There is a certain feel to Raymond Carver short stories that are specifically him. It’s not a feeling that you necessarily crave, however. It’s real sad. So you kind of know going in that Everything Must Go — based on the Carver short story, Why Don’t You Dance? — isn’t going to be a Will Ferrell laughfest. Yes, this is one of Ferrell’s “one for me” movies, I guess. You know the ones: sad-sack Will, on screen 100% of the film, “acting” and showing heart. It’s a good lane for him, quite honestly, although this particular film is a little too simple in its approach to give the weight he was probably looking for.
Nicholas Halsey (Ferrell) is a drunk. And he’s just used up his last pass at work, and with his wife. So, in the same day he gets fired and comes home to all of his stuff put out on the lawn of his locked and abandoned house. Now, how his wife managed to get what amounts to a ton of stuff (even with some help, which is implied) out on the grass and change all the locks in the time it took him to drive to work, get fired and come home is a little questionable, but I’ll let it go. Anyhow, from the sound of it, Nick was decent at his job when he wasn’t [maybe] sexually harassing co-workers, falling off the wagon or going on leave to try to dry out. We don’t really get a sense of what kind of husband he is, but assume all the drunkenness, cheating and apparently collecting all sorts of weird, unnecessary material crap probably wasn’t doing it for his wife.
A wife who, in addition to throwing his shit outside in the Arizona heat, freezes his bank account and cell phone service. Leaving him homeless, penniless and without means of communication. Which seems pretty extreme and cruel regardless of how she was currently feeling about him. And, based on the conclusion of the film, not really something that she would probably do? Also, it’s a little unclear why Nick doesn’t just break a window and let himself inside his house, but I suppose it’s all in service of the larger buddhist story about letting go, and I shouldn’t nitpick timelines and plot points.
Nick buys a bunch of PBR with what little money he has, sits in a lounge chair on his lawn and proceeds to just wallow. Until an awkward neighborhood teenager, Kenny, whose mother has essentially left him on his own, comes by and befriends him. And his friend and sponsor, Frank (Michael Peña), comes by in his capacity as a police detective to tell him that by law he has five days to hang out if he pretends it’s a yard sale. But then he has to get his shit off the grass, get his act together and try to move on. Frankly, Frank isn’t a very good sponsor. In fact, he’s a super-shitty one.

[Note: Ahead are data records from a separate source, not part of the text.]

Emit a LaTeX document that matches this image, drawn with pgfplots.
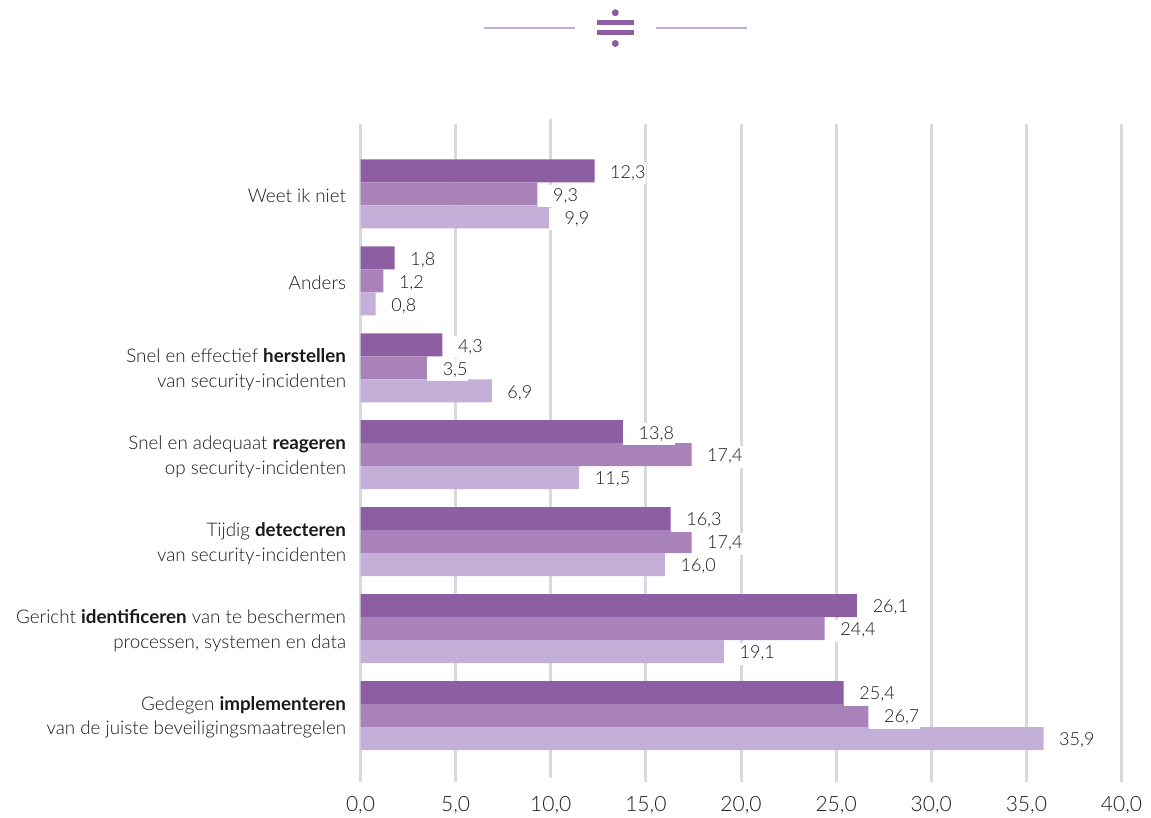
\documentclass[border=0pt]{standalone}
\usepackage{fontspec}
\setmainfont{Lato}[UprightFont=* Light,BoldFont=* Bold]
\usepackage{pgfplots}
\pgfplotsset{compat=1.18}
\definecolor{darkbar}{HTML}{8E5EA2}
\definecolor{midbar}{HTML}{A882B8}
\definecolor{lightbar}{HTML}{C3AFD7}
\definecolor{gridgrey}{HTML}{D5DAE1}
\definecolor{rulelilac}{HTML}{C3AAD2}
\definecolor{labeltext}{HTML}{1A1A1A}
\pgfplotstableread{
pos a b c
0 25.4 26.7 35.9
1 26.1 24.4 19.1
2 16.3 17.4 16.0
3 13.8 17.4 11.5
4 4.3 3.5 6.9
5 1.8 1.2 0.8
6 12.3 9.3 9.9
}\goalscores
\begin{document}
\begin{tikzpicture}[x=1pt,y=1pt]
\useasboundingbox (0,0) rectangle (1151,817);
% header ornament
\draw[rulelilac,line width=1.6pt] (484,789) -- (575,789) (656,789) -- (747,789);
\fill[darkbar] (597,791.5) rectangle (634,797);
\fill[darkbar] (597,781.5) rectangle (634,787);
\fill[darkbar] (615.3,804.3) circle (3.5);
\fill[darkbar] (615.3,773.5) circle (3.5);
\begin{axis}[
  at={(360.5pt,101.5pt)},anchor=origin,
  scale only axis,width=761pt,height=658pt,
  xmin=0,xmax=40,ymin=-0.765,ymax=6.805,
  clip=false,
  xbar,bar width=23pt,
  axis line style={draw=none},
  tick style={draw=none},
  xtick={0,5,15,20,25,30,35,40},
  extra x ticks={10},
  extra x tick style={grid=none},
  ytick={0,...,6},
  yticklabels={
    {Gedegen \textbf{implementeren}\\van de juiste beveiligingsmaatregelen},
    {Gericht \textbf{identificeren} van te beschermen\\processen, systemen en data},
    {Tijdig \textbf{detecteren}\\van security-incidenten},
    {Snel en adequaat \textbf{reageren}\\op security-incidenten},
    {Snel en effectief \textbf{herstellen}\\van security-incidenten},
    {Anders},
    {Weet ik niet}},
  xmajorgrids,
  major grid style={gridgrey,line width=3pt},
  /pgf/number format/.cd,assume math mode=true,fixed,fixed zerofill,precision=1,use comma,1000 sep={},
  /pgfplots/.cd,
  xticklabel style={font=\fontsize{21}{24}\selectfont,text=labeltext,inner sep=0pt,yshift=-14pt},
  yticklabel style={font=\fontsize{18.8}{24.5}\selectfont,text=labeltext,align=right,inner sep=0pt,xshift=-10pt,yshift=-2pt},
  nodes near coords={\hspace{15pt}\pgfmathprintnumber{\pgfplotspointmeta}},
  nodes near coords style={font=\fontsize{18}{20}\selectfont,text=labeltext,anchor=west,fill=white,
    inner xsep=0.5pt,inner ysep=0pt,minimum height=22pt,yshift=-2pt},
]
% the gridline at 10 sits a little higher than the others
\draw[gridgrey,line width=3pt] (axis cs:10,6.863) -- (axis cs:10,-0.719);
\addplot[fill=darkbar,draw=none,bar shift=23pt] table[x=a,y=pos]{\goalscores};
\addplot[fill=midbar,draw=none,bar shift=0pt] table[x=b,y=pos]{\goalscores};
\addplot[fill=lightbar,draw=none,bar shift=-23pt] table[x=c,y=pos]{\goalscores};
\end{axis}
\end{tikzpicture}
\end{document}
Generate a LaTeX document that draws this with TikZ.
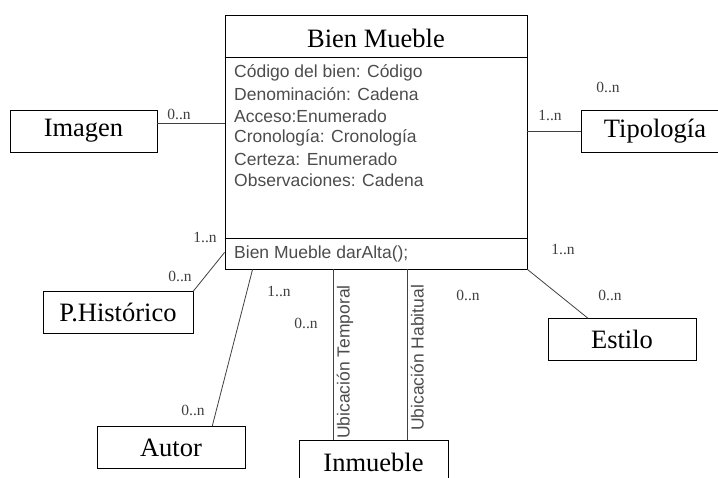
\documentclass[tikz,border=0pt]{standalone}
\usepackage{fontspec}
\setmainfont{Liberation Serif}
\setsansfont{Liberation Sans}
\usetikzlibrary{positioning}

\begin{document}
\begin{tikzpicture}[x=1pt, y=-1pt,
    clase/.style={draw, rectangle, minimum height=42pt, inner sep=0pt, font=\fontsize{26.5}{29}\selectfont},
    attr/.style={anchor=west, inner sep=0pt, text=black!70, font=\sffamily\fontsize{17.5}{20}\selectfont},
    rol/.style={rotate=90, anchor=north, inner sep=3pt, text=black!70, font=\sffamily\fontsize{17.5}{20}\selectfont},
    mult/.style={inner sep=0pt, text=black!75, font=\fontsize{15.5}{17}\selectfont},
    enlace/.style={draw=black!75, line width=0.8pt}]
                \useasboundingbox (0,0) rectangle (718,478);
                \clip (0,0) rectangle (718,478);

                % clase principal
                \node[draw, line width=0.9pt, minimum width=302pt, minimum height=254pt, inner sep=0pt] (bm) at (376,142) {};
                \node[font=\fontsize{26.5}{29}\selectfont] (titulo) at (376,38) {Bien Mueble};
                \draw[line width=0.9pt] ([yshift=-43pt]bm.north west) -- ([yshift=-43pt]bm.north east);
                \draw[line width=0.9pt] ([yshift=31pt]bm.south west) -- ([yshift=31pt]bm.south east);
                \foreach \t [count=\i] in {Código del bien: Código, Denominación: Cadena, Acceso:Enumerado,
                        Cronología: Cronología, Certeza: Enumerado, Observaciones: Cadena}
                    \node[attr] (a\i) at (234,51.5+21.5*\i) {\t};
                \node[attr] (metodo) at (234,254) {Bien Mueble darAlta();};

                % clases relacionadas
                \node[clase, minimum width=147pt] (img) at (83.5,131) {Imagen};
                \node[clase, minimum width=148pt] (tip) at (655,131.5) {Tipología};
                \node[clase, minimum width=150pt] (ph) at (118,312.5) {P.Histórico};
                \node[clase, minimum width=148pt] (aut) at (171,447.5) {Autor};
                \node[clase, minimum width=149pt, minimum height=44pt] (inm) at (373.5,462) {Inmueble};
                \node[clase, minimum width=148pt] (est) at (622,339.5) {Estilo};

                % asociaciones
                \draw[enlace] ([yshift=8pt]img.east) coordinate (i1) -- (i1 -| bm.west);
                \draw[enlace] (bm.east |- tip.west) -- (tip.west);
                \draw[enlace] (ph.north east) -- ([yshift=17pt]bm.south west);
                \draw[enlace] ([xshift=-33pt]aut.north east) -- ([xshift=28pt]bm.south west);
                \draw[enlace] ([xshift=-40pt]inm.north) coordinate (u1) -- (u1 |- bm.south);
                \draw[enlace] ([xshift=34pt]inm.north) coordinate (u2) -- (u2 |- bm.south);
                \draw[enlace] (bm.south east) -- ([xshift=-34pt]est.north);

                \node[rol] (ut) at (333.5,362) {Ubicación Temporal};
                \node[rol] (uh) at (407.5,358) {Ubicación Habitual};

                % multiplicidades
                \node[mult] (m1) at (179,114) {0..n};
                \node[mult] (m2) at (550,115) {1..n};
                \node[mult] (m3) at (608,87) {0..n};
                \node[mult] (m4) at (205,237) {1..n};
                \node[mult] (m5) at (180,276) {0..n};
                \node[mult] (m6) at (279,291) {1..n};
                \node[mult] (m7) at (193,410) {0..n};
                \node[mult] (m8) at (306,323) {0..n};
                \node[mult] (m9) at (468,295) {0..n};
                \node[mult] (m10) at (563,249) {1..n};
                \node[mult] (m11) at (610,295) {0..n};
            \end{tikzpicture}
\end{document}
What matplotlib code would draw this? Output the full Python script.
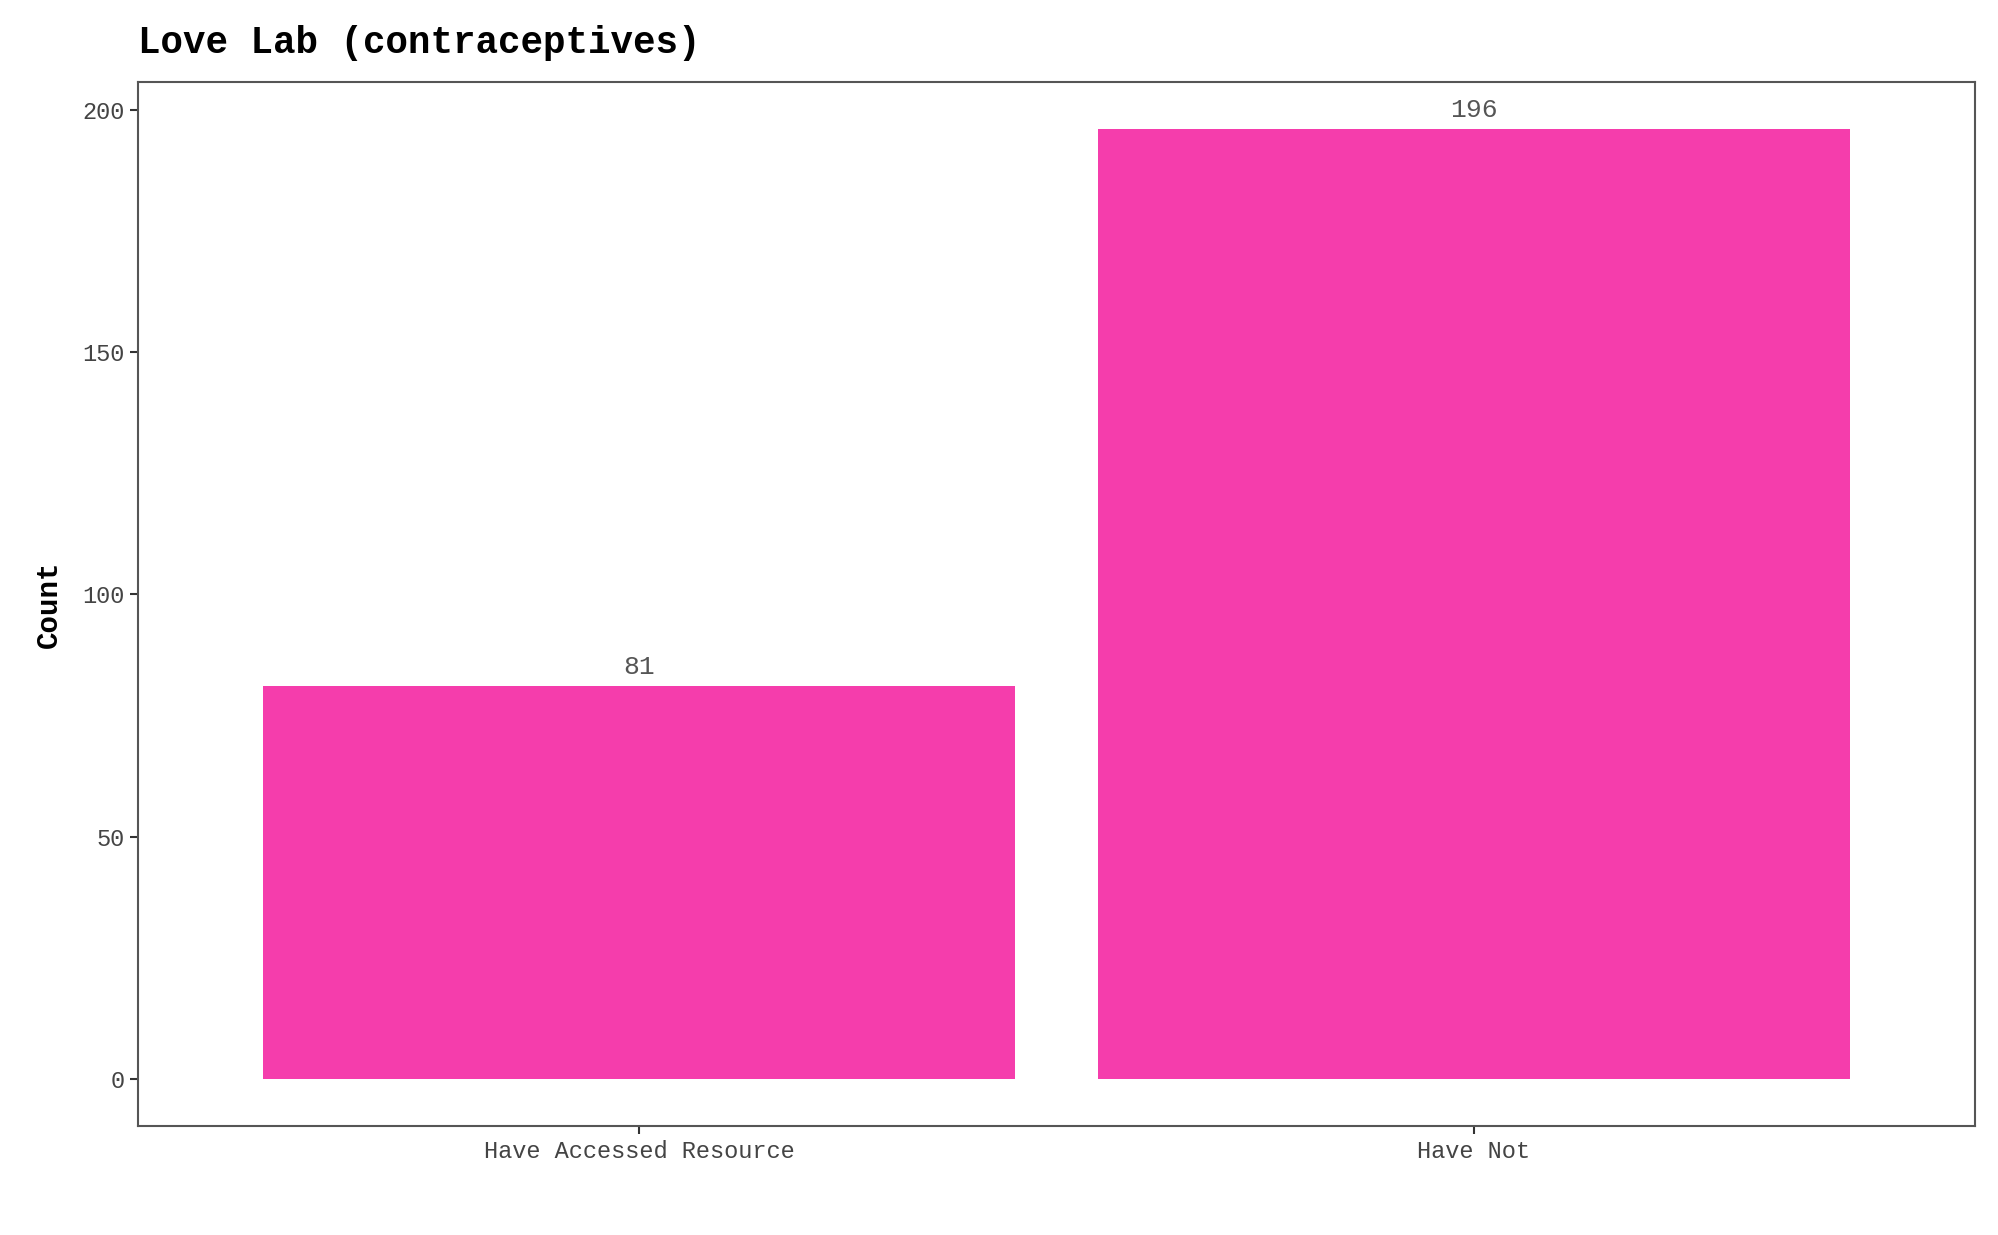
import matplotlib.pyplot as plt

categories = ["Have Accessed Resource", "Have Not"]
counts = [81, 196]

plt.rcParams['font.family'] = ['Liberation Mono', 'DejaVu Sans Mono']

fig = plt.figure(figsize=(19.99, 12.35), dpi=100)
ax = fig.add_axes([0.069, 0.088, 0.919, 0.846])

x = [1, 2]
bars = ax.bar(x, counts, width=0.9, color="#F53DAC")
for xi, c in zip(x, counts):
    ax.text(xi, c + 1.5, str(c), ha="center", va="bottom", fontsize=19, color="#555555")

ax.set_xlim(0.4, 2.6)
ax.set_ylim(-9.8, 205.8)
ax.set_xticks(x)
ax.set_xticklabels(categories)
ax.set_yticks([0, 50, 100, 150, 200])
ax.tick_params(labelsize=17, colors="#333333", length=6, width=1.5, labelcolor="#444444")
ax.set_ylabel("Count", fontsize=21, fontweight="bold", labelpad=14)
for s in ax.spines.values():
    s.set_color("#555555")
    s.set_linewidth(1.5)

fig.text(0.069, 0.965, "Love Lab (contraceptives)", fontsize=27, fontweight="bold", ha="left", va="center")

fig.savefig("out.png", dpi=100)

Between Kenny and his new across-the-street neighbor, Samantha (Rebecca Hall), Nick starts to soften on the idea of making a clean break from his life. He even decides that, shit, maybe he’ll even sell some of his stuff! The movie obviously deals with some themes about the shallowness of consumerism (Nick was a man in the business of selling things to people) and the importance of human connection. Putting aside the superfluous and focusing on what makes you happy and fulfilled. You can tell because Nick has a koi pond in his backyard and his wife likes soothing Asian music and Nick eats Chinese food. So, yeah, Eastern philosophy and whatnot.
Nick’s alcoholism seems to be a little, um, up and down. Like he drinks constantly all day, but Ferrell only sometimes seems to be under its influence. But, even then, he’s not at all the blackout drunk who’s been described. Maybe that’s Will trying to keep it subtle. But I’m not sure. Also, he runs out of money at some juncture and seemingly gets the DTs after a half day, but the neighbor gives him a Valium that seems to cure him for the rest of the film. I’m no expert, but I don’t think that’s how that works. Also, the relationship with Kenny, the neighborhood kid, goes right up to the line of cranky guy/precocious kid cliché, but manages to pull it back by not making it maudlin or like make the kid the replacement for a baby he and his wife lost or something. Instead, the relationship is a pretty sweet one and provides the majority of the levity in the film.
All in all the film is missing some heft. It feels short, and there’s something just light about in a way I wish it wasn’t. I didn’t need it to be a heavy meditation on life, but it definitely felt like a short story instead of a novel. Or even a novella. Which it was, of course. But there was some dancing here to help flesh it out that didn’t really help bolster the richness of the text. It was a pleasant, little film, though. Ferrell is actually really decent in these dramedy-type movies. The kind that do light drama mixed with some light comedy. Like when Ben Stiller drops the slapstick and character-driven stuff and tries on the everyman skin — but like way less Jewish.